Cependant, cette option a aussi ses défis, et pas seulement parce qu’elle peut coûter plus cher. Des intervenants extérieurs comprendront-ils bien les enjeux locaux ? Assureront-ils la transparence démocratique dans un milieu qu’ils connaissent peu ? La proximité garantit souvent une meilleure compréhension du contexte, mais l’objectivité demande parfois une distance que seule une intervention externe peut offrir.

Peut-on vraiment confier l’organisation d’une élection comme un simple service contractuel ? Une démocratie municipale repose sur la transparence et la participation citoyenne. Confier une élection à des tiers ne doit pas diluer ces valeurs fondamentales.

Novembre : une pression intense pour les DG

La période des élections municipales coïncide avec la préparation des budgets, un exercice crucial pour les DG, qui jonglent entre leurs responsabilités budgétaires et électorales. Dans les grandes municipalités comme Saint-Jérôme, cette charge est plus facilement répartie grâce à un nombre plus important d’employés. Mais même là, les DG doivent coordonner à la fois l’élection et la gestion budgétaire, une tâche complexe et exigeante. Dans ce contexte, la tentation de déléguer l’organisation des élections devient forte.
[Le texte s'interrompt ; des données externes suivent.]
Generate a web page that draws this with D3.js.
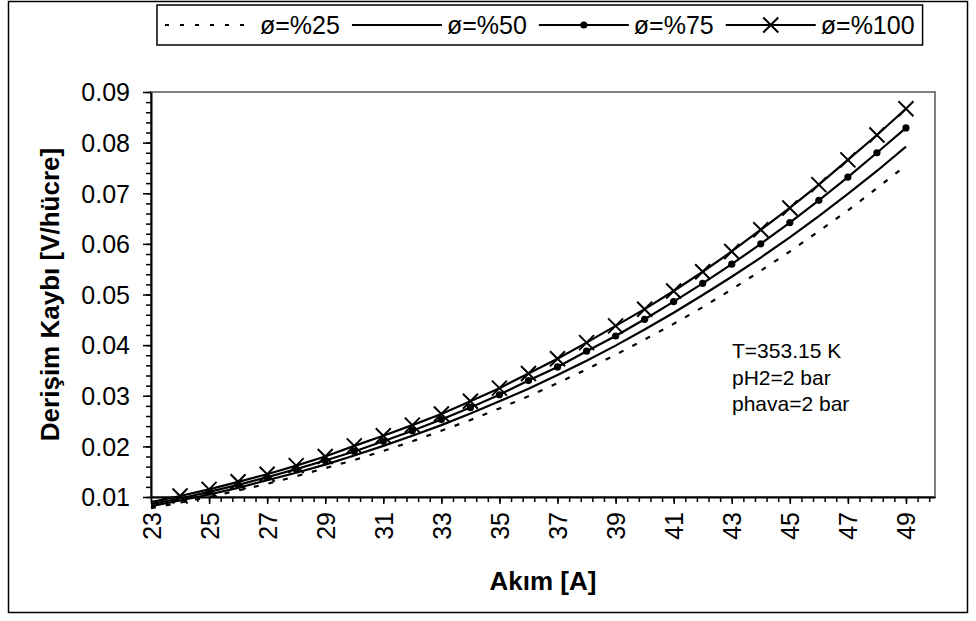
<!DOCTYPE html>
<html>
<head>
<meta charset="utf-8">
<script src="https://cdn.jsdelivr.net/npm/d3@7"></script>
<style>
  html, body { margin: 0; padding: 0; background: #fff; }
  svg { display: block; font-family: "Liberation Sans", Arial, sans-serif; }
</style>
</head>
<body>
<div id="chart"></div>
<script>
// ── Data ────────────────────────────────────────────────────────────────────
const currents = [23, 24, 25, 26, 27, 28, 29, 30, 31, 32, 33, 34, 35, 36, 37, 38, 39, 40, 41, 42, 43, 44, 45, 46, 47, 48, 49];
const phi25  = [0.0078, 0.0089, 0.0100, 0.0113, 0.0126, 0.0141, 0.0157, 0.0173, 0.0191, 0.0210, 0.0231, 0.0252, 0.0275, 0.0299, 0.0325, 0.0352, 0.0381, 0.0411, 0.0442, 0.0475, 0.0510, 0.0547, 0.0585, 0.0625, 0.0666, 0.0710, 0.0755];
const phi50  = [0.0082, 0.0093, 0.0105, 0.0118, 0.0133, 0.0148, 0.0164, 0.0182, 0.0201, 0.0221, 0.0242, 0.0265, 0.0289, 0.0314, 0.0341, 0.0369, 0.0399, 0.0431, 0.0464, 0.0499, 0.0535, 0.0573, 0.0613, 0.0655, 0.0699, 0.0744, 0.0792];
const phi75  = [0.0086, 0.0097, 0.0110, 0.0124, 0.0139, 0.0155, 0.0172, 0.0190, 0.0210, 0.0231, 0.0253, 0.0277, 0.0302, 0.0330, 0.0357, 0.0388, 0.0418, 0.0451, 0.0486, 0.0522, 0.0560, 0.0600, 0.0642, 0.0686, 0.0732, 0.0780, 0.0829];
const phi100 = [0.0090, 0.0102, 0.0115, 0.0130, 0.0145, 0.0162, 0.0180, 0.0201, 0.0221, 0.0242, 0.0264, 0.0289, 0.0315, 0.0344, 0.0373, 0.0405, 0.0438, 0.0471, 0.0507, 0.0545, 0.0585, 0.0628, 0.0671, 0.0717, 0.0766, 0.0815, 0.0867];
const seriesNames = ["ø=%25", "ø=%50", "ø=%75", "ø=%100"];
const xTicks = [23, 25, 27, 29, 31, 33, 35, 37, 39, 41, 43, 45, 47, 49];
const yTicks = [0.01, 0.02, 0.03, 0.04, 0.05, 0.06, 0.07, 0.08, 0.09];
const notes = ["T=353.15 K", "pH2=2 bar", "phava=2 bar"];

const W = 976, H = 621;
const plot = { left: 151, right: 935, top: 92, bottom: 497 };

const svg = d3.select("#chart").append("svg").attr("width", W).attr("height", H);
svg.append("rect").attr("width", W).attr("height", H).attr("fill", "#fff");

// chart area border
svg.append("rect")
  .attr("x", 8.5).attr("y", 1.5).attr("width", 959).attr("height", 611)
  .attr("fill", "none").attr("stroke", "#000").attr("stroke-width", 1.5);

const x = d3.scaleLinear().domain([23, 50]).range([plot.left, plot.right]);
const y = d3.scaleLinear().domain([0.01, 0.09]).range([plot.bottom, plot.top]);

// plot area frame (grey)
svg.append("rect")
  .attr("x", plot.left).attr("y", plot.top)
  .attr("width", plot.right - plot.left).attr("height", plot.bottom - plot.top)
  .attr("fill", "none").attr("stroke", "#808080").attr("stroke-width", 2);

// ── Axes ────────────────────────────────────────────────────────────────────
const xMinor = d3.range(23, 50.001, 0.4);
const yMinor = d3.range(0.01, 0.0901, 0.002);

svg.append("g").attr("transform", `translate(0,${plot.bottom})`)
  .call(d3.axisBottom(x).tickValues(xMinor).tickSize(5).tickFormat(""))
  .call((g) => g.select(".domain").remove())
  .call((g) => g.selectAll("line").attr("stroke", "#000").attr("stroke-width", 1.5));

const xAxis = svg.append("g").attr("transform", `translate(0,${plot.bottom})`)
  .call(d3.axisBottom(x).tickValues(xTicks).tickSize(7).tickSizeOuter(0).tickFormat(d3.format("d")));
xAxis.select(".domain").attr("stroke", "#000").attr("stroke-width", 2);
xAxis.selectAll("line").attr("stroke", "#000").attr("stroke-width", 1.5);
xAxis.selectAll("text")
  .attr("font-size", "25px").attr("fill", "#000")
  .attr("font-family", "'Liberation Sans', Arial, sans-serif")
  .attr("text-anchor", "end")
  .attr("transform", "rotate(-90)")
  .attr("x", -15).attr("y", 0).attr("dy", "0.36em");

svg.append("g").attr("transform", `translate(${plot.left},0)`)
  .call(d3.axisLeft(y).tickValues(yMinor).tickSize(5).tickFormat(""))
  .call((g) => g.select(".domain").remove())
  .call((g) => g.selectAll("line").attr("stroke", "#000").attr("stroke-width", 1.5));

const yAxis = svg.append("g").attr("transform", `translate(${plot.left},0)`)
  .call(d3.axisLeft(y).tickValues(yTicks).tickSize(8).tickSizeOuter(0).tickFormat(d3.format(".2f")));
yAxis.select(".domain").attr("stroke", "#000").attr("stroke-width", 2);
yAxis.selectAll("line").attr("stroke", "#000").attr("stroke-width", 1.5);
yAxis.selectAll("text")
  .attr("font-size", "25px").attr("fill", "#000")
  .attr("font-family", "'Liberation Sans', Arial, sans-serif")
  .attr("x", -21).attr("dy", "0.35em");

// axis titles
svg.append("text")
  .attr("x", (plot.left + plot.right) / 2).attr("y", 590)
  .attr("text-anchor", "middle").attr("font-size", "26px").attr("font-weight", "bold")
  .text("Akım [A]");

svg.append("text")
  .attr("transform", `translate(59,${(plot.top + plot.bottom) / 2}) rotate(-90)`)
  .attr("text-anchor", "middle").attr("font-size", "26px").attr("font-weight", "bold")
  .text("Derişim Kaybı [V/hücre]");

// ── Series ──────────────────────────────────────────────────────────────────
const series = [
  { name: seriesNames[0], values: phi25, dash: "5,10", marker: null },
  { name: seriesNames[1], values: phi50, dash: null, marker: null },
  { name: seriesNames[2], values: phi75, dash: null, marker: "dot" },
  { name: seriesNames[3], values: phi100, dash: null, marker: "cross" },
];

const line = d3.line().x((d) => x(d[0])).y((d) => y(d[1]));

function drawMarker(g, type, cx, cy) {
  if (type === "dot") {
    g.append("circle").attr("cx", cx).attr("cy", cy).attr("r", 3.6).attr("fill", "#000");
  } else if (type === "cross") {
    const s = 7.5;
    g.append("path")
      .attr("d", `M${cx - s},${cy - s}L${cx + s},${cy + s}M${cx - s},${cy + s}L${cx + s},${cy - s}`)
      .attr("stroke", "#000").attr("stroke-width", 2).attr("fill", "none");
  }
}

for (const s of series) {
  const pts = currents.map((c, i) => [c, s.values[i]]);
  svg.append("path")
    .attr("d", line(pts))
    .attr("fill", "none").attr("stroke", "#000").attr("stroke-width", 2.2)
    .attr("stroke-dasharray", s.dash);
  if (s.marker) {
    const mg = svg.append("g");
    for (const p of pts) {
      if (p[1] < 0.01) continue;
      drawMarker(mg, s.marker, x(p[0]), y(p[1]));
    }
  }
}

// ── Annotation ──────────────────────────────────────────────────────────────
svg.append("g").selectAll("text").data(notes).join("text")
  .attr("x", 732).attr("y", (d, i) => 358 + i * 26.5)
  .attr("font-size", "21px").attr("fill", "#000")
  .text((d) => d);

// ── Legend ──────────────────────────────────────────────────────────────────
const legend = svg.append("g");
const legendBox = legend.append("rect")
  .attr("x", 157).attr("y", 5).attr("height", 40)
  .attr("fill", "#fff").attr("stroke", "#000").attr("stroke-width", 1.5);

let lx = 165;
const ly = 25;
for (const s of series) {
  legend.append("line")
    .attr("x1", lx).attr("x2", lx + 90).attr("y1", ly).attr("y2", ly)
    .attr("stroke", "#000").attr("stroke-width", 2.2)
    .attr("stroke-dasharray", s.dash === null ? null : "4,11");
  if (s.marker) drawMarker(legend, s.marker, lx + 45, ly);
  const t = legend.append("text")
    .attr("x", lx + 95).attr("y", ly).attr("dy", "0.36em")
    .attr("font-size", "25px").text(s.name);
  lx += 95 + t.node().getComputedTextLength() + 12;
}
legendBox.attr("width", lx - 4 - 157);
</script>
</body>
Proximité ou efficacité : un choix délicat

Le cas de Piedmont illustre bien ce dilemme. D’un côté, une gestion interne des élections, ancrée dans la proximité et une connaissance des enjeux locaux, mais qui surcharge le DG. De l’autre, une distance potentiellement bénéfique, permise par le PL57, avec la sous-traitance à des tiers. Cette distance garantit-elle une meilleure impartialité ? Est-elle vraiment moins coûteuse ? Est-il plus prudent de compter sur des DG ancrés dans la communauté, quitte à risquer un certain biais, ou de faire appel à des intervenants externes ?

Une démocratie en équilibre est informée

La démocratie municipale repose sur un équilibre subtil. Elle doit rester proche des citoyens sans sacrifier sa transparence. Avec le PL57, chaque municipalité devra trancher entre gérer les élections en interne ou les externaliser. Ce choix doit s’accompagner de garanties pour préserver la qualité démocratique. Les citoyens devraient d’ailleurs être informés de la manière dont leurs municipalités organiseront leurs élections en novembre 2025.

2 commentaires

  1. Merci beaucoup pour ces explications monsieur Leclerc. Comme l’impartialité semble manquer cruellement dans la MRC des Pays-d’en-Haut alors il faudra donc y réfléchir à deux fois avant de prendre une décision finale concernant la direction intérieure ou extérieure des élections de toute municipalité. De plus,une firme extérieure pourrait en être une qui est bien acoquinée avec certains membres influents de certaines municipalités, ce qui ne garantirait en rien l’impartialité des élections….donc retour à la case départ.

  2. La loi découlant du projet no 57 couvre large, s’attaquant autant à la perte de civisme à laquelle on assiste et dont les élus de tout palier font les frais qu’à la réduction de la bureaucratie en amont des initiatives de logements sociaux ou abordables. Il est vrai qu’elle stipule aussi, comme vous le souligner, que le greffier ou directeur général d’une municipalité peut se faire remplacer par une autre personne pour agir à titre de président d’élection.

    Vous avancez que dans nos villes et municipalités des Laurentides, la proximité entre élus, citoyens et personnel administratif poserait des questions d’impartialité. Je vous cite : « Comment être sûr que le DG, qui connaît bien les candidats et les électeurs, reste complètement impartial ? »

    Je trouve que vous attaquez les bases de l’État de droit qui repose entre autres sur la confiance que nous devons avoir dans nos institutions et dans ses mécanismes inhérents de reddition de comptes.

    J’aimerais bien que vous nous expliquiez comment un consultant du privé pourrait faire preuve d’une plus grande objectivité face au processus électoral que les fonctionnaires et les élus soumis à un code d’éthique et choisis pour leur défense de l’intérêt commun ?

    Pour ma part, je dis : colmatons les failles du système public, toujours perfectible, améliorons les ressources dont doivent disposer les greffes et directions générales de nos municipalités, mais soyons hyper prudents avant d’externaliser ce qui touche aux élections.